There’s a lot of buzz this week about polls from New Hampshire showing a potentially competitive Republican race between Donald Trump and Nikki Haley. Guess what’s not getting any buzz at all? Polls of the Democratic primary in New Hampshire showing Joe Biden with about a 60-point lead over rivals Dean Phillips and Marianne Williamson.

That’s interesting, since at various points in 2023, it was fashionable for media types, Republicans, and some nervous Democrats to predict that like Lyndon Johnson in 1968, Biden might give his party some fresh options by stepping aside just after underperforming badly in the New Hampshire primary (Johnson, as a write-in candidate, defeated antiwar challenger Eugene McCarthy, but not by anything like as much as the expected margin). In May, conservative pundit Hugh Hewitt predicted an “LBJ exit” for Biden, as did lefty independent presidential candidate Cornel West in December. And, in October, Politico columnist Jonathan Martin said that Biden had made a “big blunder” by messing with New Hampshire’s first-primary status, inviting a “rude awakening” from Phillips when the Granite State voted in January.

That has turned out to be a dog that not only didn’t bark but is barely visible.
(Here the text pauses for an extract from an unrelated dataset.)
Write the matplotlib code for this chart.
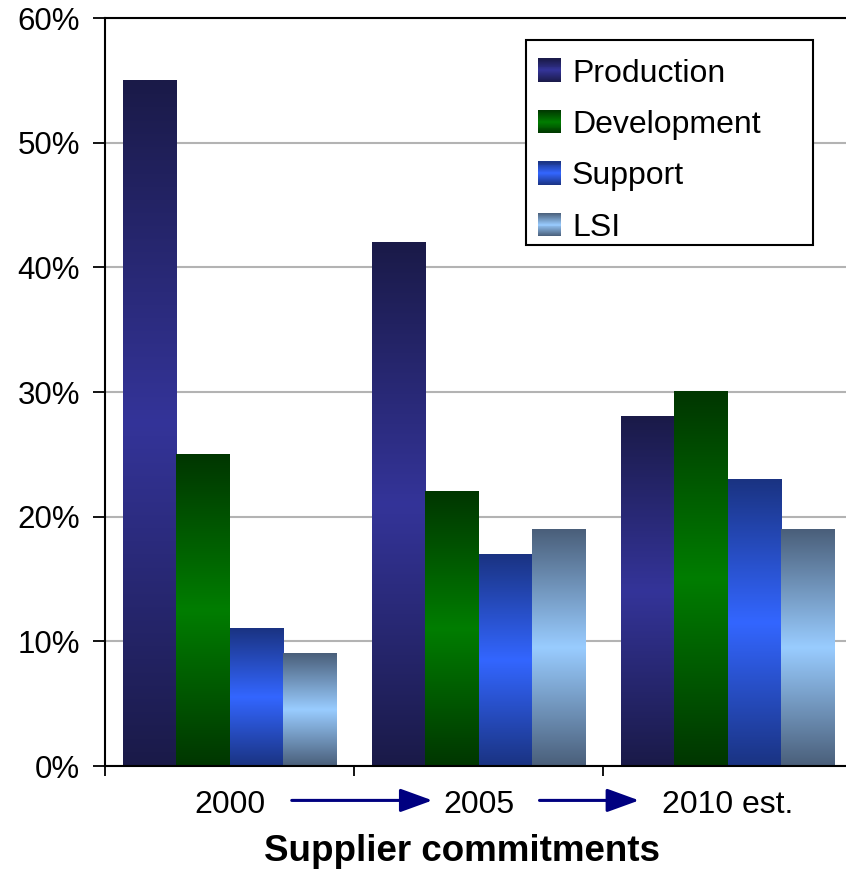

According to a new survey from USA Today/Suffolk, Phillips is at 6 percent among likely voters in New Hampshire, while Williamson is at 2 percent. Biden is at 64 percent as a write-in candidate. In the latest CNN/UNH survey, Phillips and Williamson are doing slightly better, at 7 percent and 6 percent, respectively. But Biden is doing better too, at 69 percent. If there’s any Phillips boom building in the Granite State, it is doing so very quietly:

In retrospect, the “LBJ moment” talk was pretty clearly being promoted by Republicans eager to depict Biden as a stone loser; a smattering of panicky Democrats hopeful to find a replacement nominee; and political writers looking for some excitement in a predictably boring nomination contest a sitting president was obviously going to win. When Biden wins renomination in March, maybe speculation that he will “step aside” will finally subside, but facts don’t always move those motivated by malice, wishful thinking, or the search for clicks.